▶ WRITTEN TASK:
Identify all lines in the data containing the string "chart". Copy them out.
►
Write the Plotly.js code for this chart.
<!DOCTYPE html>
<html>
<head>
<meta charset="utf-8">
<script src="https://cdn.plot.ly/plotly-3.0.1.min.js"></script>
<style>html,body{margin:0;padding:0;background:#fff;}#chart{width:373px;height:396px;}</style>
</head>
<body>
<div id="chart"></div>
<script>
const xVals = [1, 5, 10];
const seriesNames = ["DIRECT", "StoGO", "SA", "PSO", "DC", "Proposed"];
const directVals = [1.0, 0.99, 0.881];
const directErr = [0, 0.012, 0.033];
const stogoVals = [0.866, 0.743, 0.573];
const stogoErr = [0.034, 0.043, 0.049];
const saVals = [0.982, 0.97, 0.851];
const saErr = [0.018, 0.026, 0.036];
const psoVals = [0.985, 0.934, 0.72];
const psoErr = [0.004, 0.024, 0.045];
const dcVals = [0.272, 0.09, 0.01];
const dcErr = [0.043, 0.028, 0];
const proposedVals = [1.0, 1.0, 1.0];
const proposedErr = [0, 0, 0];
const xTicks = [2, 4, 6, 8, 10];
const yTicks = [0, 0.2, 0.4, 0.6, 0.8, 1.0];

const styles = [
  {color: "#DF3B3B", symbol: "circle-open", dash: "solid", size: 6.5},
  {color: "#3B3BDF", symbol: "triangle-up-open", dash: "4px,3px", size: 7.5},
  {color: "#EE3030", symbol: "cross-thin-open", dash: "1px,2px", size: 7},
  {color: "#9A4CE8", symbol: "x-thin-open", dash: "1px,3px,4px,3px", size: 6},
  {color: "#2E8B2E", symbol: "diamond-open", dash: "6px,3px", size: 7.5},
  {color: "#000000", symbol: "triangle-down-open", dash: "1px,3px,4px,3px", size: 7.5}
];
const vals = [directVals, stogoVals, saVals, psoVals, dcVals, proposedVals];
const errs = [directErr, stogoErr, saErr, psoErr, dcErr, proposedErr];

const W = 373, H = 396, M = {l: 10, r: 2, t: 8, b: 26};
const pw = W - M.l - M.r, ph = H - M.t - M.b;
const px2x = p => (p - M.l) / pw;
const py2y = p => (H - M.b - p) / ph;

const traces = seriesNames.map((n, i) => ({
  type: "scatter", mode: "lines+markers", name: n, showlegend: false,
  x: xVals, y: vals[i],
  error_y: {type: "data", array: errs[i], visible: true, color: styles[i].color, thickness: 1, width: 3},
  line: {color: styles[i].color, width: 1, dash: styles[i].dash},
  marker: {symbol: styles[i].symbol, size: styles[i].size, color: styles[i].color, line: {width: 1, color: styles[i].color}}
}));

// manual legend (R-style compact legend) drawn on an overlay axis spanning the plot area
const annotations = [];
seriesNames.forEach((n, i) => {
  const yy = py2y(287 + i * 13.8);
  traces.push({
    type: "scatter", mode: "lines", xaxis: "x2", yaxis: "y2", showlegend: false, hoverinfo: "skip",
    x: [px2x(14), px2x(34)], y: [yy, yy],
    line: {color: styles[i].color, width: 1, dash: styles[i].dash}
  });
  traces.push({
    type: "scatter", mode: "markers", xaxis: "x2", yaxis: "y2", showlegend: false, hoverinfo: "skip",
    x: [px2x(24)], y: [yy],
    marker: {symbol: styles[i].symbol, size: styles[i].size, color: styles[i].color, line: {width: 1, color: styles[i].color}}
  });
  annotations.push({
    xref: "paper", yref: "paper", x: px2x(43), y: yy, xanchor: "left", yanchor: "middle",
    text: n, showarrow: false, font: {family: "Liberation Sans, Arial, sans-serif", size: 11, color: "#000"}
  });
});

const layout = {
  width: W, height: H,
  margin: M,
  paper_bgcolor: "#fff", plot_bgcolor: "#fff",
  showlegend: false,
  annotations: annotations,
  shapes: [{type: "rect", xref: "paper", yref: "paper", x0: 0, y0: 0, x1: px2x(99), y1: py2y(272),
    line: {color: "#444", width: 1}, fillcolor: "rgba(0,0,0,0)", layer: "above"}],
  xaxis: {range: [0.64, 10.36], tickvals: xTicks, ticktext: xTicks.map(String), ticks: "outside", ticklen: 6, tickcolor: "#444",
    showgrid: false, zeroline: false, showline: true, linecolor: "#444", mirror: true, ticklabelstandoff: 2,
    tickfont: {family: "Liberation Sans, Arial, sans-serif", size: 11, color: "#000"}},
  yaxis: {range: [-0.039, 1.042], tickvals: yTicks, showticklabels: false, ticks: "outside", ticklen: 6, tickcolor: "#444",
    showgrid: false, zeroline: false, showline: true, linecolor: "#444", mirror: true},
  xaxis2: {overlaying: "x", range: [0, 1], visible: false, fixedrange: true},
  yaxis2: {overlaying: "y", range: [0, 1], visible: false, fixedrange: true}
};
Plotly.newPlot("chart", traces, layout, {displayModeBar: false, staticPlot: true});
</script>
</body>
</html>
◄
▶ OUTPUT BELOW:
Write the Plotly.js code for this chart.
<style>html,body{margin:0;padding:0;background:#fff;}#chart{width:373px;height:396px;}</style>
<div id="chart"></div>
Plotly.newPlot("chart", traces, layout, {displayModeBar: false, staticPlot: true});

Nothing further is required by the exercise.